Words mean things: no, all journalism is not aggregation

Lots of people today on Twitter have linked to Robert Niles’ post on OJR spanking people for “whining” about aggregation, and reiterating a point he made last month – in essence, along with a lot of other very sensible and useful points, he argues that all journalism is aggregation.

Let’s get one thing clear – I agree with a lot of what Niles says in these two posts, though I’d probably step aside from the aggressive tone of his second piece, on account of how chastising people for being defensive is only going to make them more defensive. He makes some excellent points and I wish more news organisations took them on board.

But claiming that all journalism is aggregation is akin to deciding that Flickr’s homepage list of interesting images is the same thing as taking all the photographs yourself. It’s not. It’s patently obvious that it’s not.

Words mean things. We already have the words “information management and presentation” to encompass the various skills that journalists use, whatever form their journalism takes – that covers both reportage and aggregation nicely. We already have the word “editing” to describe the process of deciding what to put in a newspaper or on a website. And we have the words “curation” and “contextualisation” too, though they’re much more jargon-ish than those others, to describe elements of aggregation that involve editorial decision-making, peripheral research and so on.

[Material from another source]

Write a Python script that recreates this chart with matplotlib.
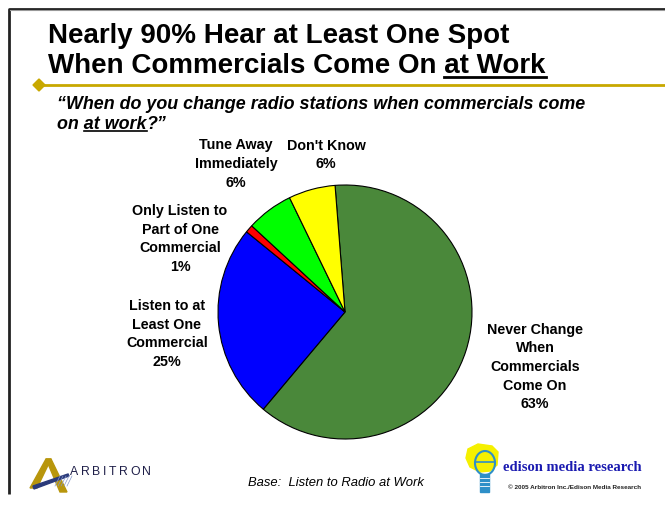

Speaking of jargon, though, aggregation has not entirely solidified as a term. The future-of-news field has a terrible habit of taking perfectly good words – like “entrepreneur” – and blurring the definition to include some very different things – like “self-employed freelancer”. Perhaps Niles’ thoughts are symptomatic of this sort of semantic land-grab – is he simply redefining the word “aggregation” to cover all forms of information management and presentation? Because if so, I fail to see much use in the term – it’s too broad to be helpful in understanding the specific challenges journalists and news organisations face.

However we’re defining it, news aggregation is not evil. It’s not the enemy. It’s wonderful that new web-based tools exist now that enable people to do this work faster, better, in new and exciting ways; it’s great that Google and Flipboard and Zite and so on are doing it algorhithmically in such innovative directions. Journalists should welcome the fact that our work reaches more people and that the job of curating content is becoming as valued and valuable a part of the journalistic ecosystem as the job of creating it. @acarvin’s work is just as important in reporting the Middle East uprisings as any single reporter on the ground. At my workplace, the daily newspaper roundups and tips collections and lists of big commodities stories are useful and valuable just as original content is.

But they’re not the same. They don’t serve the same function. And writing a three-line drop intro on a colour piece is not the same thing as deciding to include something in the paper or on the home page is not the same thing as Google News automagically deciding your story deserves to be the first link. Reporting needs different skills, tools and timescales from aggregation. And both terms incorporate multitudes of smaller specialisations.

Aggregation should be valued. I understand and can sympathise with the desire to conflate something that is valuable but not well-regarded with something which is already seen as respectable. But I doubt its wisdom in this case. We need to fight for news organisations to recognise that curation and aggregation are part of a holistic approach to journalism and add enormous value to their work, yes – that I can wholeheartedly and full-throatedly support. But telling them that they’re already doing it is not going to lead to the changes we need, or any greater understanding of the problems we face.